If the dispatch of the goods is delayed for reasons not attributable to ITRIS, the risk will transfer to the Customer at the time that the delivery was originally intended for or upon notification that the goods are ready for collection.
The re-exportation of deliveries is subject to international export regulations. The partner is obligated to apply for an export permit from the appropriate authority if necessary (currently the Swiss State Secretariat for Economic Affairs SECO, Export Controls / Industrial Products Division). When transferring the deliveries to a buyer, the same obligation shall also be imposed on the buyer, who in turn shall be obligated to impose it further.
9. Assignment of rights and obligations
The Customer agrees to any rights and obligations that ITRIS is entitled to under this contract being transferred to a third party. Rights and obligations may only be transferred by the Customer with the written consent of ITRIS.

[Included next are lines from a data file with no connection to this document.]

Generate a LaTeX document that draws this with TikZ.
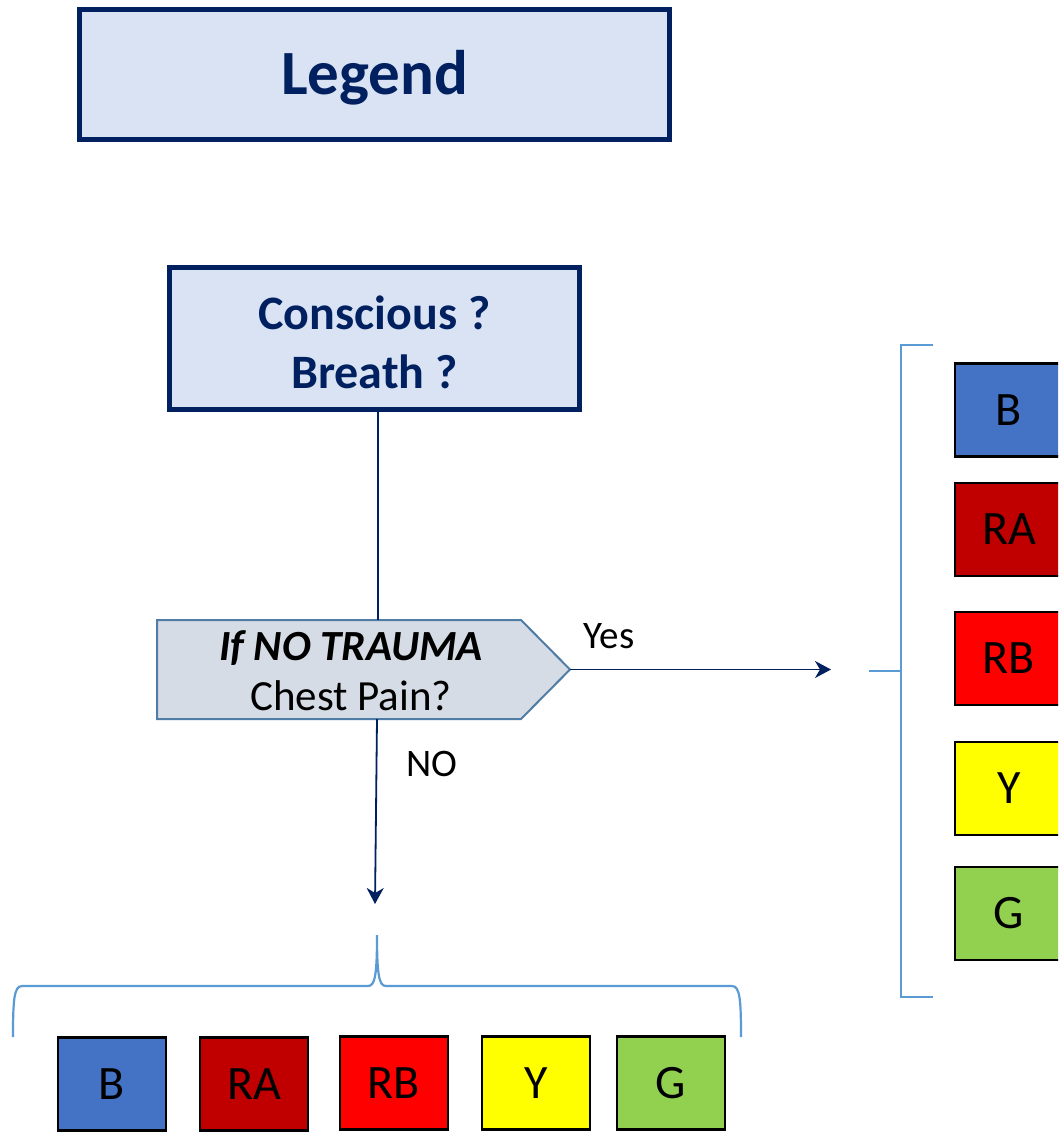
\documentclass[tikz,border=0pt]{standalone}
\usepackage{fontspec}
\setmainfont{Carlito}
\usetikzlibrary{arrows.meta}
\definecolor{navy}{HTML}{002060}
\definecolor{lightbox}{HTML}{DAE3F3}
\definecolor{pentfill}{HTML}{D6DCE5}
\definecolor{pentline}{HTML}{4F7DA6}
\definecolor{brace}{HTML}{5B9BD5}
\definecolor{cB}{HTML}{4472C4}
\definecolor{cRA}{HTML}{C00000}
\definecolor{cRB}{HTML}{FF0000}
\definecolor{cY}{HTML}{FFFF00}
\definecolor{cG}{HTML}{92D050}
\begin{document}
\begin{tikzpicture}[x=1pt,y=-1pt,
  titlebox/.style={draw=navy, line width=5pt, fill=lightbox, text=navy, font=\bfseries, align=center, inner sep=0pt},
  colbox/.style={draw=black, line width=2.5pt, minimum width=108pt, minimum height=93pt, inner sep=0pt, font=\fontsize{48}{52}\selectfont},
  conn/.style={draw=navy, line width=1.8pt},
  arr/.style={conn, -{Stealth[length=16pt,width=17pt,inset=5pt]}},
  bracket/.style={draw=brace, line width=2.2pt},
  lbl/.style={font=\fontsize{39}{44}\selectfont, inner sep=0pt}
]
\clip (0,0) rectangle (1058,1132);
\fill[white] (0,0) rectangle (1058,1132);

% Legend title
\node[titlebox, minimum width=590pt, minimum height=130pt, font=\bfseries\fontsize{63}{70}\selectfont] (legend) at (374.5,74.5) {};
\node[text=navy, font=\bfseries\fontsize{63}{70}\selectfont, inner sep=0pt] (legendtxt) at (374.5,78) {Legend};

% Conscious / Breath box
\node[titlebox, minimum width=410pt, minimum height=142pt] (cons) at (374.5,338.5) {};
\node[text=navy, align=center, font=\bfseries\fontsize{48}{59}\selectfont, inner sep=0pt] (constxt) at (374.5,342) {Conscious ?\\ Breath ?};

% Pentagon decision
\coordinate (pNW) at (157,620);
\coordinate (pNE) at (521,620);
\coordinate (pTip) at (570,669.5);
\coordinate (pSE) at (521,719);
\coordinate (pSW) at (157,719);
\coordinate (pTop) at (378,620);
\coordinate (pBot) at (377,719);
\draw[draw=pentline, fill=pentfill, line width=2pt, line join=miter] (pNW) -- (pNE) -- (pTip) -- (pSE) -- (pSW) -- cycle;
\node[align=center, font=\fontsize{43}{50}\selectfont, inner sep=0pt] (pent) at (351,671) {\textbf{\textit{If NO TRAUMA}}\\ Chest Pain?};

% connectors
\draw[conn] (cons.south -| pTop) -- (pTop);
\coordinate (yesEnd) at (831,669.5);
\draw[arr] (pTip) -- (yesEnd);
\node[lbl] (yes) at (609,636) {Yes};
\coordinate (noEnd) at (375,904);
\draw[arr] (pBot) -- (noEnd);
\node[lbl] (no) at (432,764) {NO};

% bottom brace
\coordinate (bL) at (13,1037);
\coordinate (bR) at (741,1037);
\coordinate (bTip) at (377,935);
\draw[bracket] (bL) .. controls (13,1000) and (14,986) .. (22,986) -- (368,986)
  .. controls (375,986) and (377,975) .. (bTip)
  .. controls (377,975) and (379,986) .. (386,986) -- (732,986)
  .. controls (740,986) and (741,1000) .. (bR);

% right bracket
\coordinate (rTop) at (933,345);
\coordinate (rBot) at (933,997);
\coordinate (rMid) at (869,671);
\draw[bracket] (rTop) -- (901,345) -- (901,997) -- (rBot);
\draw[bracket] (rMid) -- (901,671);

% bottom colour boxes
\node[colbox, fill=cB] (bB) at (112,1084) {B};
\node[colbox, fill=cRA] (bRA) at (254,1084) {RA};
\node[colbox, fill=cRB] (bRB) at (394,1083) {RB};
\node[colbox, fill=cY] (bY) at (536,1083) {Y};
\node[colbox, fill=cG] (bG) at (671,1083) {G};

% right colour boxes
\node[colbox, fill=cB] (rB) at (1009,410) {B};
\node[colbox, fill=cRA] (rRA) at (1009,529.5) {RA};
\node[colbox, fill=cRB] (rRB) at (1009,658.5) {RB};
\node[colbox, fill=cY] (rY) at (1009,788.5) {Y};
\node[colbox, fill=cG] (rG) at (1009,913.5) {G};
\end{tikzpicture}
\end{document}
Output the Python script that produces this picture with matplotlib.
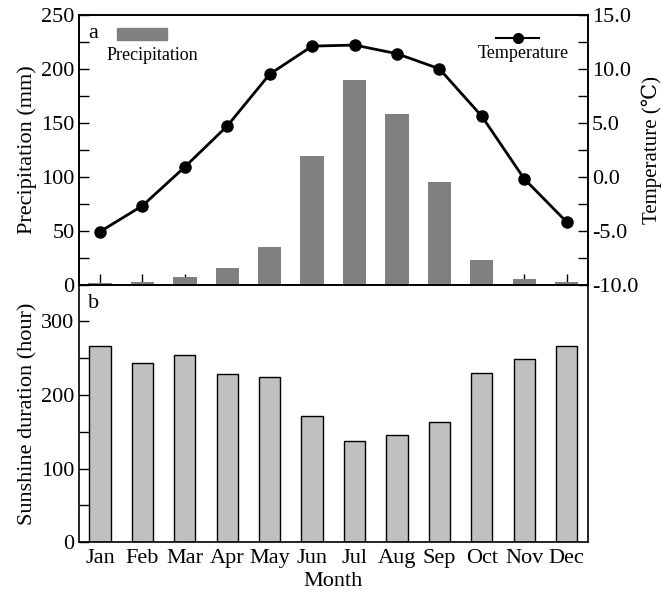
import numpy as np
import matplotlib
matplotlib.use('Agg')
import matplotlib.pyplot as plt
from matplotlib.ticker import MultipleLocator, FormatStrFormatter
from matplotlib.patches import Rectangle
from matplotlib.lines import Line2D

plt.rcParams['font.family'] = ['Liberation Serif', 'DejaVu Serif']
plt.rcParams['axes.unicode_minus'] = False

# data
months = ['Jan', 'Feb', 'Mar', 'Apr', 'May', 'Jun', 'Jul', 'Aug', 'Sep', 'Oct', 'Nov', 'Dec']
precip = [1.5, 2.5, 7, 15, 34.5, 119, 190, 158, 95.5, 23, 5, 2]
temp = [-5.1, -2.7, 0.9, 4.7, 9.5, 12.1, 12.2, 11.4, 10.0, 5.6, -0.2, -4.2]
sunshine = [267, 244, 254, 229, 224, 171, 138, 146, 163, 230, 249, 266]

x = np.arange(1, len(months) + 1)

fig = plt.figure(figsize=(6.62, 5.94), dpi=100)
ax1 = fig.add_axes([0.119, 0.521, 0.769, 0.454])
ax2 = fig.add_axes([0.119, 0.087, 0.769, 0.434])
ax1r = ax1.twinx()

fs = 16

# panel a: precipitation bars + temperature line
ax1.bar(x, precip, width=0.55, color='#808080', zorder=2)
ax1.set_xlim(0.5, 12.5)
ax1.set_ylim(0, 250)
ax1.yaxis.set_major_locator(MultipleLocator(50))
ax1.yaxis.set_minor_locator(MultipleLocator(25))
ax1.set_xticks(x)
ax1.set_xticklabels([])
ax1.tick_params(axis='x', direction='in', length=8, width=1, top=False)
ax1.tick_params(axis='y', which='both', direction='in', length=7, width=1, labelsize=fs, right=False, pad=3)
ax1.set_ylabel('Precipitation (mm)', fontsize=fs, labelpad=3)

ax1r.plot(x, temp, color='black', lw=2, marker='o', markersize=8, zorder=3)
ax1r.set_ylim(-10, 15)
ax1r.yaxis.set_major_locator(MultipleLocator(5))
ax1r.yaxis.set_minor_locator(MultipleLocator(2.5))
ax1r.yaxis.set_major_formatter(FormatStrFormatter('%.1f'))
ax1r.tick_params(axis='y', which='both', direction='in', length=7, width=1, labelsize=fs, pad=3)
ax1r.set_ylabel('Temperature (\u2103)', fontsize=15, labelpad=2)

for a in (ax1, ax1r, ax2):
    for s in a.spines.values():
        s.set_linewidth(1.2)

# hand-drawn legend, text under the symbol
ax1.text(0.018, 0.965, 'a', transform=ax1.transAxes, fontsize=fs, va='top', ha='left')
ax1.add_patch(Rectangle((0.075, 0.905), 0.098, 0.045, transform=ax1.transAxes,
                        color='#808080', clip_on=False))
ax1.text(0.145, 0.85, 'Precipitation', transform=ax1.transAxes, fontsize=13, ha='center', va='center')
ax1.add_line(Line2D([0.82, 0.905], [0.915, 0.915], transform=ax1.transAxes, color='black', lw=1.5))
ax1.add_line(Line2D([0.8625], [0.915], transform=ax1.transAxes, color='black',
                    marker='o', markersize=7))
ax1.text(0.874, 0.855, 'Temperature', transform=ax1.transAxes, fontsize=13, ha='center', va='center')

# panel b: sunshine duration
ax2.bar(x, sunshine, width=0.5, color='#c0c0c0', edgecolor='black', linewidth=1, zorder=2)
ax2.set_xlim(0.5, 12.5)
ax2.set_ylim(0, 350)
ax2.yaxis.set_major_locator(MultipleLocator(100))
ax2.yaxis.set_minor_locator(MultipleLocator(50))
ax2.set_xticks(x)
ax2.set_xticklabels(months)
ax2.tick_params(axis='x', direction='in', length=8, width=1, labelsize=fs, pad=5)
ax2.tick_params(axis='y', which='both', direction='in', length=7, width=1, labelsize=fs, pad=3)
ax2.set_ylabel('Sunshine duration (hour)', fontsize=fs, labelpad=3)
ax2.set_xlabel('Month', fontsize=fs, labelpad=3)
ax2.text(0.018, 0.965, 'b', transform=ax2.transAxes, fontsize=fs, va='top', ha='left')

fig.savefig('out.png', dpi=100)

10. Exclusion of further liability of ITRIS
All breaches of contract and their legal consequences, as well as all claims of the Customer, irrespective of what legal grounds they are made on, are governed conclusively in these terms and conditions. In particular, all claims for damages, abatement, or annulment of the contract that are not expressly mentioned are hereby excluded.
This exclusion of liability does not apply in the case of unlawful intent or gross negligence on the part of ITRIS; it does, however, apply for unlawful intent or gross negligence on the part of vicarious agents.
11. Applicable law, place of jurisdiction
If the wording of any translation of these GTC gives rises to disagreement regarding their interpretation, the original German text shall be the binding version. This contract is subject to Swiss law.